» **Given data**:
---+---
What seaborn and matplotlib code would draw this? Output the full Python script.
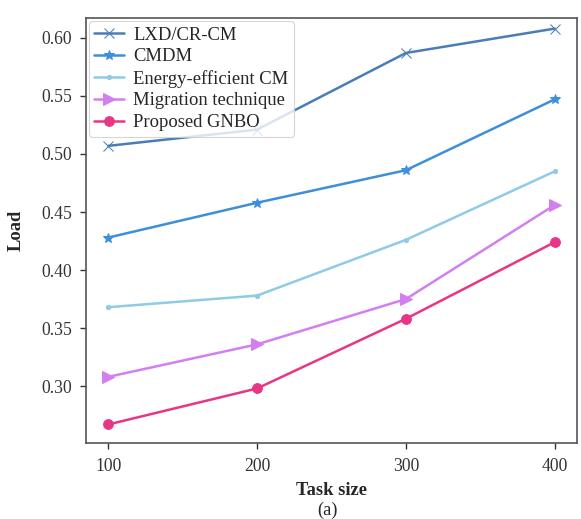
import matplotlib
matplotlib.use("Agg")
import matplotlib.pyplot as plt
import seaborn as sns
import pandas as pd

task_size = [100, 200, 300, 400]
lxd = [0.507, 0.521, 0.587, 0.608]
cmdm = [0.428, 0.458, 0.486, 0.547]
energy = [0.368, 0.378, 0.426, 0.485]
migration = [0.308, 0.336, 0.375, 0.456]
gnbo = [0.267, 0.298, 0.358, 0.424]

series_names = ["LXD/CR-CM", "CMDM", "Energy-efficient CM", "Migration technique", "Proposed GNBO"]
series_vals = [lxd, cmdm, energy, migration, gnbo]
colors = ["#4a7db8", "#3d8fd8", "#8fcbe6", "#d27ff0", "#e83585"]
markers = ["x", "*", ".", ">", "o"]
msizes = [7, 7, 6, 8, 7]

sns.set_theme(style="ticks")
plt.rcParams['font.family'] = ['Liberation Serif', 'DejaVu Serif']

fig = plt.figure(figsize=(5.81, 5.19), dpi=100)
ax = fig.add_axes([0.148, 0.1464, 0.845, 0.8186])

for name, vals, c, m, ms in zip(series_names, series_vals, colors, markers, msizes):
    df = pd.DataFrame({"x": task_size, "y": vals})
    sns.lineplot(data=df, x="x", y="y", ax=ax, color=c, marker=m, markersize=ms,
                 markeredgecolor=c, linewidth=1.8, label=name)

ax.set_xlim(85, 415)
ax.set_ylim(0.251, 0.617)
ax.set_xticks(task_size)
ax.set_yticks([0.30, 0.35, 0.40, 0.45, 0.50, 0.55, 0.60])
ax.set_yticklabels([f"{v:.2f}" for v in [0.30, 0.35, 0.40, 0.45, 0.50, 0.55, 0.60]])
ax.tick_params(labelsize=12.7, colors="#333333", length=4, width=1)
ax.tick_params(axis="x", pad=7)
ax.tick_params(axis="y", pad=6)
for sp in ax.spines.values():
    sp.set_color("#555555")
    sp.set_linewidth(1.2)
ax.set_xlabel("Task size", fontsize=13.3, fontweight="bold", labelpad=5)
ax.set_ylabel("Load", fontsize=13.3, fontweight="bold", labelpad=12)
fig.text(0.5635, 0.008, "(a)", ha="center", fontsize=13.3)

leg = ax.legend(loc="upper left", fontsize=13.4, frameon=True, borderaxespad=0.15,
                handlelength=1.6, labelspacing=0.25, borderpad=0.3, handletextpad=0.5)
leg.get_frame().set_edgecolor("#cccccc")
leg.get_frame().set_linewidth(0.8)

fig.savefig("out.png", dpi=100)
---+---
Return only the lines running from the top of the data to the line that holds "ax = fig.add_axes([0.148, 0.1464, 0.845, 0.8186])". Include both of those lines, but skip the pictures.

» **Solved problem**:
What seaborn and matplotlib code would draw this? Output the full Python script.
import matplotlib
matplotlib.use("Agg")
import matplotlib.pyplot as plt
import seaborn as sns
import pandas as pd

task_size = [100, 200, 300, 400]
lxd = [0.507, 0.521, 0.587, 0.608]
cmdm = [0.428, 0.458, 0.486, 0.547]
energy = [0.368, 0.378, 0.426, 0.485]
migration = [0.308, 0.336, 0.375, 0.456]
gnbo = [0.267, 0.298, 0.358, 0.424]

series_names = ["LXD/CR-CM", "CMDM", "Energy-efficient CM", "Migration technique", "Proposed GNBO"]
series_vals = [lxd, cmdm, energy, migration, gnbo]
colors = ["#4a7db8", "#3d8fd8", "#8fcbe6", "#d27ff0", "#e83585"]
markers = ["x", "*", ".", ">", "o"]
msizes = [7, 7, 6, 8, 7]

sns.set_theme(style="ticks")
plt.rcParams['font.family'] = ['Liberation Serif', 'DejaVu Serif']

fig = plt.figure(figsize=(5.81, 5.19), dpi=100)
ax = fig.add_axes([0.148, 0.1464, 0.845, 0.8186])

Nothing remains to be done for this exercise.